I weigh in on this because Particular (Reformed) Baptists are sometimes accused of advocating an authority other than the local church. That is patently untrue.
 

John of Japan

Well-Known Member
Site Supporter
17th Century Particular Baptists did believe in an invisible church:

26.1 The catholic or universal church, which (with respect to the internal work of the Spirit and truth of grace) may be called invisible, consists of the whole number of the elect, that have been, are, or shall be gathered into one, under Christ, the head thereof; and is the spouse, the body, the fulness of him that filleth all in all.

The also believed in the necessity of the local (or visible) church:

26.5 In the execution of this power wherewith he is so intrusted, the Lord Jesus calleth out of the world unto himself, through the ministry of his word, by his Spirit, those that are given unto him by his Father, that they may walk before him in all the ways of obedience, which he prescribeth to them in his word. Those thus called, he commandeth to walk together in particular societies, or churches, for their mutual edification, and the due performance of that public worship, which he requireth of them in the world.

...and that the local church is to be constituted of professed believers:

26.6 The members of these churches are saints by calling, visibly manifesting and evidencing (in and by their profession and walking) their obedience unto that call of Christ; and do willingly consent to walk together, according to the appointment of Christ; giving up themselves to the Lord, and one to another, by the will of God, in professed subjection to the ordinances of the Gospel.

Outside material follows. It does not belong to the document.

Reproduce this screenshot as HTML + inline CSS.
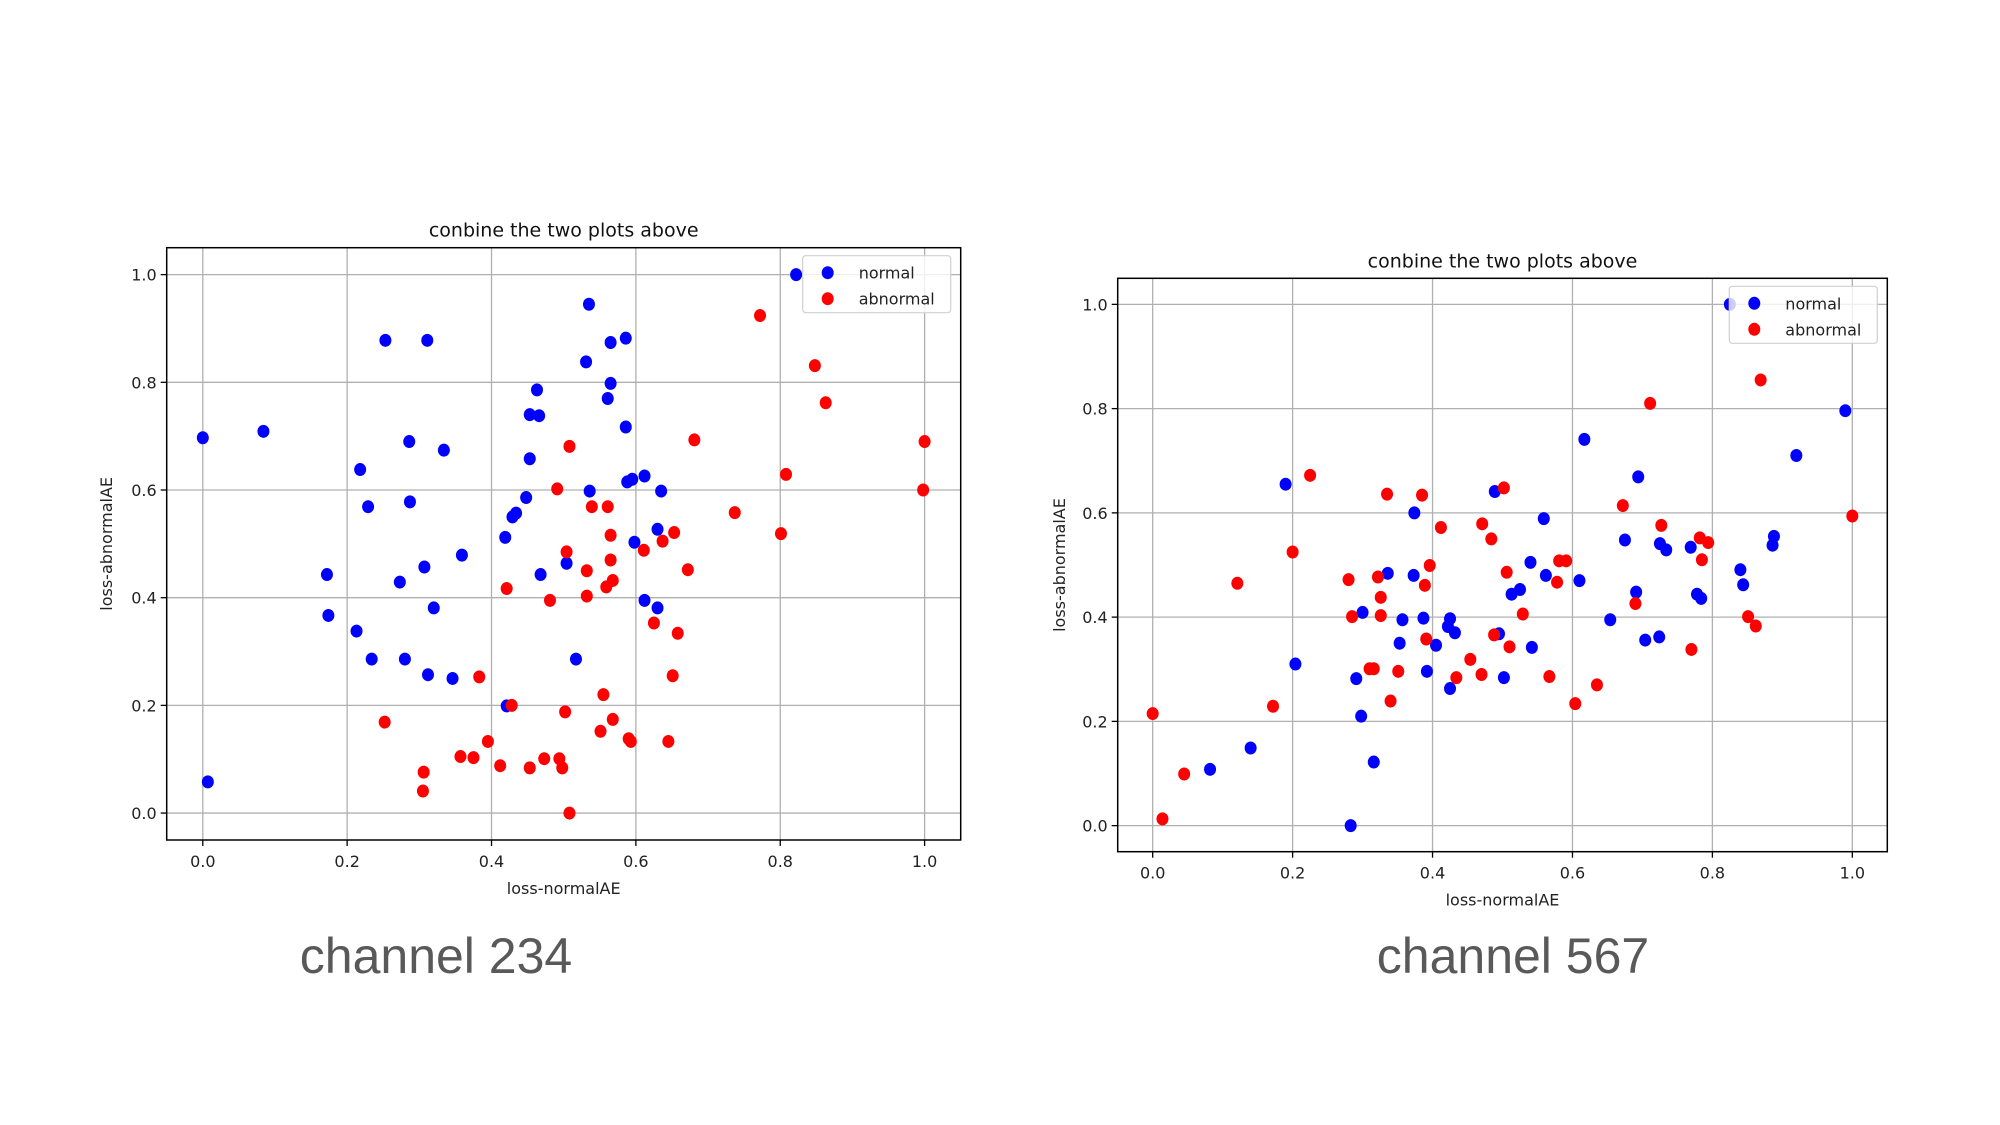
<!DOCTYPE html>
<html><head><meta charset="utf-8"><style>
html,body{margin:0;padding:0;background:#fff;}
svg{display:block;font-family:"DejaVu Sans","Liberation Sans",sans-serif;}
</style></head><body>
<svg id="root" width="2000" height="1125" viewBox="0 0 2000 1125" xmlns="http://www.w3.org/2000/svg">
<rect width="2000" height="1125" fill="#fff"/>
<text x="436" y="973" text-anchor="middle" font-family="Liberation Sans, sans-serif" font-size="50" fill="#595959">channel 234</text>
<text x="1513" y="973" text-anchor="middle" font-family="Liberation Sans, sans-serif" font-size="50" fill="#595959">channel 567</text>
</svg>
<script>
const ticks = [0, 0.2, 0.4, 0.6, 0.8, 1.0];
const tickLabels = ["0.0", "0.2", "0.4", "0.6", "0.8", "1.0"];
const seriesNames = ["normal", "abnormal"];
const seriesColors = ["#0000ff", "#ff0000"];

const p1NormalX = [0,0.084,0.007,0.172,0.174,0.213,0.218,0.229,0.234,0.253,0.311,0.286,0.287,0.273,0.280,0.307,0.320,0.312,0.334,0.359,0.346,0.419,0.421,0.429,0.434,0.448,0.453,0.453,0.466,0.463,0.468,0.504,0.517,0.531,0.535,0.536,0.561,0.565,0.565,0.586,0.586,0.588,0.595,0.598,0.612,0.612,0.635,0.630,0.630,0.822];
const p1NormalY = [0.697,0.709,0.058,0.443,0.367,0.338,0.638,0.569,0.286,0.878,0.878,0.690,0.578,0.429,0.286,0.457,0.381,0.257,0.674,0.479,0.250,0.512,0.199,0.550,0.557,0.586,0.658,0.740,0.738,0.786,0.443,0.464,0.286,0.838,0.945,0.598,0.770,0.798,0.874,0.882,0.717,0.615,0.620,0.503,0.626,0.395,0.598,0.527,0.381,1.0];
const p1AbnX = [0.252,0.306,0.305,0.357,0.375,0.383,0.395,0.412,0.421,0.428,0.453,0.473,0.481,0.491,0.494,0.498,0.502,0.504,0.508,0.508,0.532,0.532,0.539,0.551,0.555,0.559,0.561,0.565,0.565,0.568,0.568,0.590,0.593,0.611,0.625,0.637,0.645,0.653,0.651,0.658,0.672,0.681,0.737,0.772,0.801,0.808,0.848,0.863,1.0,0.998];
const p1AbnY = [0.169,0.076,0.041,0.105,0.103,0.253,0.133,0.088,0.417,0.200,0.084,0.101,0.395,0.602,0.101,0.084,0.188,0.485,0.681,0.0,0.450,0.403,0.569,0.152,0.220,0.420,0.569,0.516,0.470,0.432,0.174,0.138,0.133,0.488,0.353,0.505,0.133,0.521,0.255,0.334,0.452,0.693,0.558,0.924,0.519,0.629,0.831,0.762,0.690,0.600];

const p2NormalX = [0.082,0.140,0.190,0.204,0.283,0.291,0.298,0.300,0.316,0.336,0.353,0.357,0.373,0.374,0.387,0.392,0.405,0.422,0.425,0.425,0.432,0.489,0.495,0.502,0.513,0.525,0.540,0.542,0.559,0.562,0.610,0.617,0.654,0.675,0.691,0.694,0.704,0.724,0.725,0.734,0.769,0.778,0.784,0.825,0.840,0.844,0.886,0.888,0.920,0.990];
const p2NormalY = [0.108,0.149,0.655,0.310,0.0,0.282,0.210,0.409,0.122,0.484,0.350,0.395,0.480,0.600,0.398,0.296,0.346,0.382,0.397,0.263,0.370,0.641,0.368,0.284,0.444,0.453,0.505,0.342,0.589,0.480,0.470,0.741,0.395,0.548,0.448,0.669,0.356,0.362,0.541,0.529,0.534,0.444,0.436,1.0,0.491,0.462,0.538,0.555,0.710,0.796];
const p2AbnX = [0.0,0.014,0.045,0.121,0.172,0.200,0.225,0.280,0.285,0.310,0.316,0.322,0.326,0.326,0.335,0.340,0.351,0.385,0.389,0.391,0.396,0.412,0.434,0.454,0.471,0.470,0.484,0.488,0.502,0.506,0.510,0.529,0.567,0.578,0.581,0.591,0.604,0.635,0.672,0.690,0.711,0.727,0.770,0.782,0.785,0.794,0.851,0.862,0.869,1.0];
const p2AbnY = [0.215,0.013,0.099,0.465,0.229,0.525,0.672,0.472,0.401,0.301,0.301,0.477,0.438,0.403,0.636,0.239,0.296,0.634,0.461,0.358,0.499,0.572,0.284,0.319,0.579,0.290,0.550,0.366,0.648,0.486,0.343,0.406,0.286,0.467,0.508,0.508,0.234,0.270,0.614,0.426,0.810,0.576,0.338,0.552,0.510,0.543,0.401,0.383,0.855,0.594];

const NS = "http://www.w3.org/2000/svg";
const root = document.getElementById('root');
function mk(tag, attrs, parent, txt){
  const e = document.createElementNS(NS, tag);
  for (const k in attrs) e.setAttribute(k, attrs[k]);
  if (txt !== undefined) e.textContent = txt;
  parent.appendChild(e);
  return e;
}
function drawChart(cfg){
  const g = mk('g', {}, root);
  
  
  const L = cfg.L, R = cfg.R, T = cfg.T, B = cfg.B;
  const xs = v => L + (v + 0.05) / 1.1 * (R - L);
  const ys = v => B - (v + 0.05) / 1.1 * (B - T);
  ticks.forEach((t, i) => {
    const gx = mk('line', {x1: xs(t), x2: xs(t), y1: T, y2: B, stroke: '#b0b0b0', 'stroke-width': 1.3}, g);
    
    
    const gy = mk('line', {x1: L, x2: R, y1: ys(t), y2: ys(t), stroke: '#b0b0b0', 'stroke-width': 1.3}, g);
    
    
    const tx = mk('line', {x1: xs(t), x2: xs(t), y1: B, y2: B + 6, stroke: '#000', 'stroke-width': 1.3}, g);
    
    
    const ty = mk('line', {x1: L - 6, x2: L, y1: ys(t), y2: ys(t), stroke: '#000', 'stroke-width': 1.3}, g);
    
    
    const lx = mk('text', {x: xs(t), y: B + 27, 'text-anchor': 'middle', 'font-size': 16, fill: '#222'}, g, tickLabels[i]);
    
    
    const ly = mk('text', {x: L - 10, y: ys(t) + 6, 'text-anchor': 'end', 'font-size': 16, fill: '#222'}, g, tickLabels[i]);
    
    
  });
  const sets = [[cfg.nx, cfg.ny], [cfg.ax, cfg.ay]];
  sets.forEach((s, si) => {
    s[0].forEach((xv, i) => {
      const c = mk('ellipse', {cx: xs(xv), cy: ys(s[1][i]), rx: 6, ry: 6.5, fill: seriesColors[si]}, g);
      
      
    });
  });
  const fr = mk('rect', {x: L, y: T, width: R - L, height: B - T, fill: 'none', stroke: '#000', 'stroke-width': 1.5}, g);
  
  
  const ti = mk('text', {x: (L + R) / 2, y: T - 11, 'text-anchor': 'middle', 'font-size': 19, fill: '#111'}, g, 'conbine the two plots above');
  
  
  const xl = mk('text', {x: (L + R) / 2, y: B + 54, 'text-anchor': 'middle', 'font-size': 16, fill: '#222'}, g, 'loss-normalAE');
  
  
  const yc = (T + B) / 2, yx = cfg.ylx;
  const yl = mk('text', {x: yx, y: yc, 'text-anchor': 'middle', 'font-size': 16, fill: '#222', transform: 'rotate(-90 ' + yx + ' ' + yc + ')'}, g, 'loss-abnormalAE');
  
  
  const lg = mk('g', {}, g);
  
  
  const lw = 148, lh = 57, lxp = R - 10 - lw, lyp = T + 8;
  mk('rect', {x: lxp, y: lyp, width: lw, height: lh, rx: 3, fill: 'rgba(255,255,255,0.8)', stroke: '#d0d0d0', 'stroke-width': 1.2}, lg);
  seriesNames.forEach((n, i) => {
    const e = mk('g', {}, lg);
    
    
    mk('ellipse', {cx: lxp + 25, cy: lyp + 17 + i * 26, rx: 6, ry: 6.5, fill: seriesColors[i]}, e);
    mk('text', {x: lxp + 56, y: lyp + 23 + i * 26, 'font-size': 16, fill: '#222'}, e, n);
  });
}
drawChart({name: 'chart-channel-234', L: 166.7, R: 960.7, T: 247.7, B: 840, ylx: 112,
  nx: p1NormalX, ny: p1NormalY, ax: p1AbnX, ay: p1AbnY});
drawChart({name: 'chart-channel-567', L: 1117.7, R: 1887.3, T: 278.3, B: 851.7, ylx: 1065,
  nx: p2NormalX, ny: p2NormalY, ax: p2AbnX, ay: p2AbnY});
</script>
</body></html>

In the minds of Particular Baptists, the invisible church is simply the sum total of all believers throughout human history. It is nothingness than the whole body of Christ, from the first believer to the last.

I weigh in on this because Particular (Reformed) Baptists are sometimes accused of advocating an authority other than the local church. That is patently untrue.
I'm not sure of the relevance of this post, or what you want me to know or answer. The OP and Covenanter's later post make this specifically about the local church, not the "universal" church.